Tuesday, November 11, 2008

Where to put your system monitoring

I'm getting ready to implement my new Nagios monitoring system, and I've been researching best practices.

My current setup is that I have 3 “data sites”, which I consider to be physical locations where servers are kept. The primary site, the backup site, and the soon-to-be-primary site. When the new site becomes primary, the current primary will become backup, and the backup site will go away. Here's how they're setup:



They are geographically diverse. and as you can see, there is limited bandwidth between them.

Nagios is currently set up at the Backup site, and has remained unchanged for the most part since the backup site was the primary (and only) data site.

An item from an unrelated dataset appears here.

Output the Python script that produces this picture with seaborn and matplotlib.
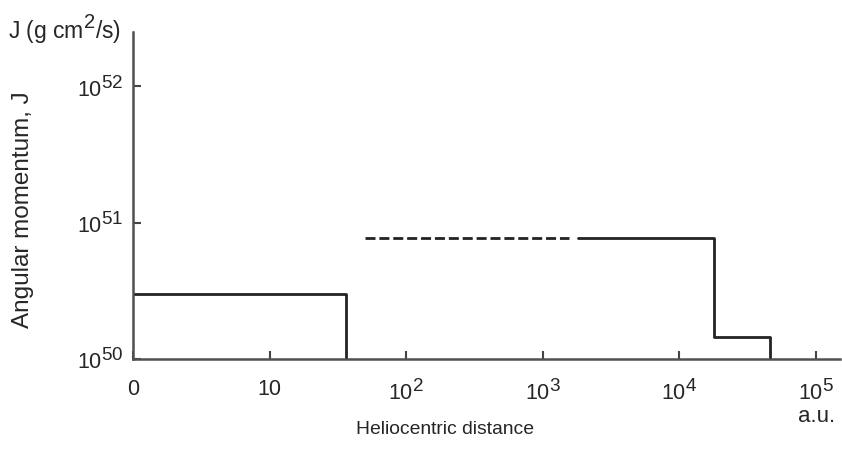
import matplotlib
matplotlib.use("Agg")
import matplotlib.pyplot as plt
import matplotlib.ticker as mticker
import matplotlib._mathtext as _mt
import seaborn as sns

# Data (distance in a.u., angular momentum J in g cm^2/s)
inner_x = [1, 36, 36]
inner_y = [3.0e50, 3.0e50, 1.0e50]
dashed_x = [50, 1550]
dashed_y = [7.7e50, 7.7e50]
outer_x = [1820, 18000, 18000, 46000, 46000]
outer_y = [7.7e50, 7.7e50, 1.45e50, 1.45e50, 1.0e50]

x_ticks = [1, 10, 100, 1000, 10000, 100000]
x_tick_labels = ["0", "10", "$10^2$", "$10^3$", "$10^4$", "$10^5$"]
y_ticks = [1e50, 1e51, 1e52]
y_tick_labels = ["$10^{50}$", "$10^{51}$", "$10^{52}$"]

sns.set_style("white")
plt.rcParams["font.family"] = ["Liberation Sans", "DejaVu Sans"]
plt.rcParams["mathtext.fontset"] = "custom"
plt.rcParams["mathtext.rm"] = "Liberation Sans"
plt.rcParams["mathtext.it"] = "Liberation Sans"
plt.rcParams["mathtext.bf"] = "Liberation Sans"
plt.rcParams["mathtext.default"] = "regular"
# larger superscripts, like the reference typesetting
_mt.SHRINK_FACTOR = 0.88

txt = "#262626"
fig = plt.figure(figsize=(8.42, 4.5), dpi=100)
ax = fig.add_axes([0.158, 0.202, 0.84, 0.727])

col = "#222222"
lw = 2.0
sns.lineplot(x=inner_x, y=inner_y, ax=ax, color=col, lw=lw, sort=False,
             estimator=None)
sns.lineplot(x=dashed_x, y=dashed_y, ax=ax, color=col, lw=lw, sort=False,
             estimator=None, linestyle=(0, (3.6, 1.4)))
sns.lineplot(x=outer_x, y=outer_y, ax=ax, color=col, lw=lw, sort=False,
             estimator=None)

ax.set_xscale("log")
ax.set_yscale("log")
ax.set_xlim(1, 10 ** 5.18)
ax.set_ylim(1e50, 10 ** 52.4)

ax.xaxis.set_major_locator(mticker.FixedLocator(x_ticks))
ax.xaxis.set_minor_locator(mticker.NullLocator())
ax.set_xticklabels(x_tick_labels)
ax.yaxis.set_major_locator(mticker.FixedLocator(y_ticks))
ax.yaxis.set_minor_locator(mticker.NullLocator())
ax.set_yticklabels(y_tick_labels)

ax.tick_params(axis="both", which="major", direction="in", length=6,
               width=1.5, color="#444444", labelsize=15.5, labelcolor=txt,
               bottom=True, left=True, top=False, right=False)
ax.tick_params(axis="x", pad=14.5)
ax.tick_params(axis="y", pad=7)

for s in ["top", "right"]:
    ax.spines[s].set_visible(False)
for s in ["left", "bottom"]:
    ax.spines[s].set_color("#505050")
    ax.spines[s].set_linewidth(1.8)

ax.set_xlabel("")
ax.set_ylabel("")
fig.text(0.528, 0.045, "Heliocentric distance", ha="center", va="center",
         fontsize=13.9, color=txt)
fig.text(0.970, 0.074, "a.u.", ha="center", va="center",
         fontsize=16, color=txt)
fig.text(0.009, 0.935, "J (g cm$^2$/s)", ha="left", va="center",
         fontsize=16.5, color=txt)
fig.text(0.027, 0.533, "Angular momentum, J", ha="center", va="center",
         rotation=90, fontsize=17.5, color=txt)

fig.savefig("out.png", dpi=100)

This is not ideal, for a bunch of reasons.

Because of the way Nagios queries things, it is at the mercy of the networking devices between it and the target. If the router in-between goes down, then Nagios sees everything beyond that router as down. You can alleviate the most annoying side effect (dozens or hundreds of alerts) by assigning things beyond the router to be "children" of the router, in which case Nagios will only let you know that the parent is unavailable.

Aside from not having status checking on entire segments of our network in the event of an outage, what if the segment with no network access hosts your mail server? I've had this happen before, and it's disturbing to suddenly receive 2 hours worth of 'down' notifications at 3am. Not a good thing.

To circumvent this type of behavior, I'm going to be employing one nagios at each location:


In the event that one of my sites loses network access, I've still got another host to send messages.

If you monitor, how do you guys arrange your monitoring? If you don't, any plans to start?